# Selling a ram lamb vs weathering with an agreement



## promiseacres (Apr 22, 2013)

I have a verbal agreement to sell one of my ram lambs to my nephew as a FFA project. I have no plans to castrate my males, even intended for the butcher b/c of research I've done that it's not a necessity for hair sheep. My sister told me she wanted to band him when the got him, well I am not weaning til 8-12 weeks, and IMO that is WAY too old to band. So she was going to bring her bander over to do the deed, BUT my DH is concerned that if something goes wrong we'll be out the $ of selling him. Which I greatly reduced to help out my nephew. My DH wants me to at least ask for a deposit before he is banded in case something goes wrong or they change their minds before he is weaned. (he's 2 weeks now). I'm wondering now if I tell her that if castration is a nessecity that she needs to have it done via surgery after they take him home? I believe he will end up in their freezer and they don't "show" the lambs in FFA so am not sure why she's so set on castration other than it's more common to castrate than not?


----------



## SheepGirl (Apr 22, 2013)

I would go ahead and ask for a deposit on the lamb, or even full payment.

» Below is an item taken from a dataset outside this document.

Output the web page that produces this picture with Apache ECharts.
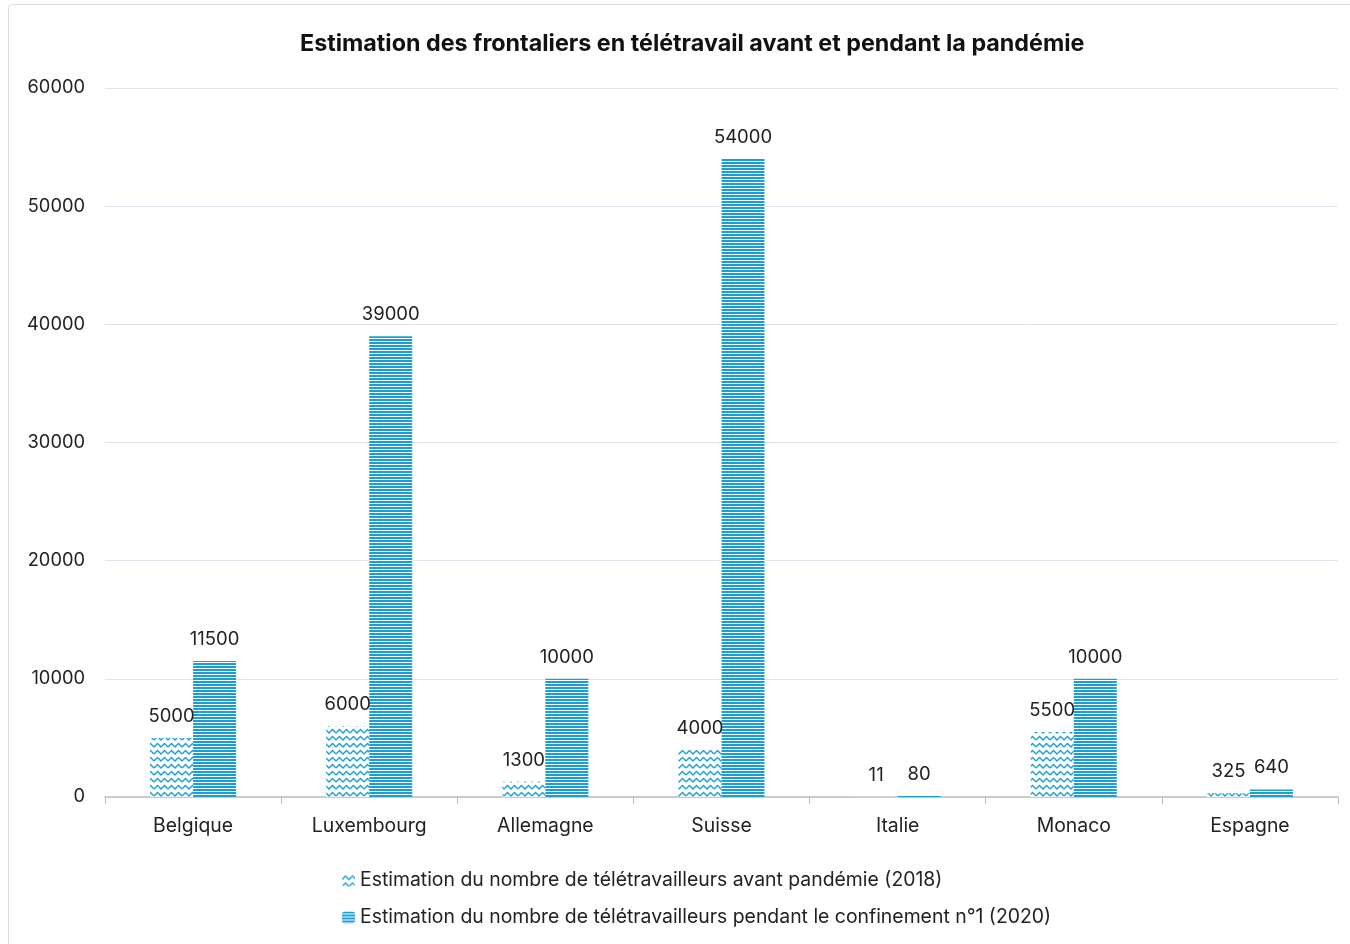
<!DOCTYPE html>
<html><head><meta charset="utf-8">
<script src="https://cdn.jsdelivr.net/npm/echarts@6/dist/echarts.min.js"></script>
<style>html,body{margin:0;padding:0;background:#fff}#c{width:1350px;height:944px}</style>
</head><body><div id="c"></div>
<script>
const categories = ['Belgique','Luxembourg','Allemagne','Suisse','Italie','Monaco','Espagne'];
const before2018 = [5000, 6000, 1300, 4000, 11, 5500, 325];
const during2020 = [11500, 39000, 10000, 54000, 80, 10000, 640];
const seriesNames = ['Estimation du nombre de télétravailleurs avant pandémie (2018)',
                     'Estimation du nombre de télétravailleurs pendant le confinement n°1 (2020)'];
const titleText = 'Estimation des frontaliers en télétravail avant et pendant la pandémie';

const BLUE = '#1a9fd4';
const FONT = 'Inter';
function stripePattern(){
  const c = document.createElement('canvas'); c.width = 4; c.height = 3;
  const g = c.getContext('2d');
  g.fillStyle = '#fff'; g.fillRect(0,0,4,3);
  g.fillStyle = BLUE; g.fillRect(0,0,4,2);
  return c;
}
function wavePattern(){
  const c = document.createElement('canvas'); c.width = 14; c.height = 7;
  const g = c.getContext('2d');
  g.fillStyle = '#fff'; g.fillRect(0,0,14,7);
  g.strokeStyle = BLUE; g.lineWidth = 1.4;
  g.beginPath();
  g.moveTo(0,5); g.lineTo(3.5,1.5); g.lineTo(7,5); g.lineTo(10.5,1.5); g.lineTo(14,5);
  g.stroke();
  return c;
}
const chart = echarts.init(document.getElementById('c'));
const labelStyle = {show:true, position:'top', distance:12, color:'#222', fontSize:18.5, fontFamily:FONT};
chart.setOption({
  animation:false,
  textStyle:{fontFamily:FONT},
  graphic:[{type:'rect', shape:{x:8.5,y:4.5,width:1360,height:960,r:3}, style:{fill:'none',stroke:'#d9dde8',lineWidth:1}, silent:true}],
  title:{text:titleText, left:295, top:27, textStyle:{fontSize:23.3, fontWeight:'bold', color:'#111', fontFamily:FONT}},
  grid:{left:105, right:12, top:88, bottom:147},
  legend:{orient:'vertical', left:337, top:866, itemGap:18, itemWidth:13, itemHeight:12,
    textStyle:{fontSize:19.4, color:'#222', fontFamily:FONT}, data:seriesNames},
  xAxis:{type:'category', data:categories,
    axisLine:{lineStyle:{color:'#bfbfbf', width:1.5}},
    axisTick:{show:true, length:7, lineStyle:{color:'#bfbfbf'}},
    axisLabel:{fontSize:19.4, color:'#222', margin:20, fontFamily:FONT}},
  yAxis:{type:'value', min:0, max:60000, interval:10000,
    axisLabel:{fontSize:18.3, color:'#222', margin:20, fontFamily:FONT, formatter:v=>String(v)},
    splitLine:{lineStyle:{color:'#dfe5ef'}}, axisLine:{show:false}, axisTick:{show:false}},
  series:[
    {name:seriesNames[0], type:'bar', data:before2018, barWidth:43, barGap:'0%',
     itemStyle:{color:{image:wavePattern(), repeat:'repeat'}}, label:labelStyle},
    {name:seriesNames[1], type:'bar', data:during2020, barWidth:43, barGap:'0%',
     itemStyle:{color:{image:stripePattern(), repeat:'repeat'}}, label:labelStyle}
  ]
});
</script></body></html>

However I would go ahead and band him now, nothing bad should happen from castration.


----------



## aggieterpkatie (Apr 22, 2013)

IMO, 8-12 weeks is not too old to band.  I've banded plenty that age.  As long as the testicles fit through the band, you can band.  It's pretty common to have ram lambs banded at that age, especially for club lambs for 4-H (or FFA).   I think surgically castrating would be too much hassle for the ram, plus costly for a 4-H project.  If you want to band now instead of later, I think it'd be reasonable to ask for a deposit (at least half of his cost, maybe).  But I really think waiting until 8 or even 12 weeks to band he'll be fine.


----------



## promiseacres (Apr 22, 2013)

well I just told her we should wait, either she do it at home or a deposit. thanks for the input


----------



## PendergrassRanch (Apr 22, 2013)

If they want to alter the animal, then they should pay for said animal in advance.


----------



## BrownSheep (Apr 22, 2013)

8 weeks is plenty young enough to band. I banded one that age a couple of weeks ago and he took it like a champ. My lambs are also a bigger breed of woollies so I suspect they are probably larger down there than you guy will be.

I have had a six month old ram lamb castrated via surgery and it was fairly inexpensive but we are in different parts of the country.
Eta
Ok nvm saw you figured it out


----------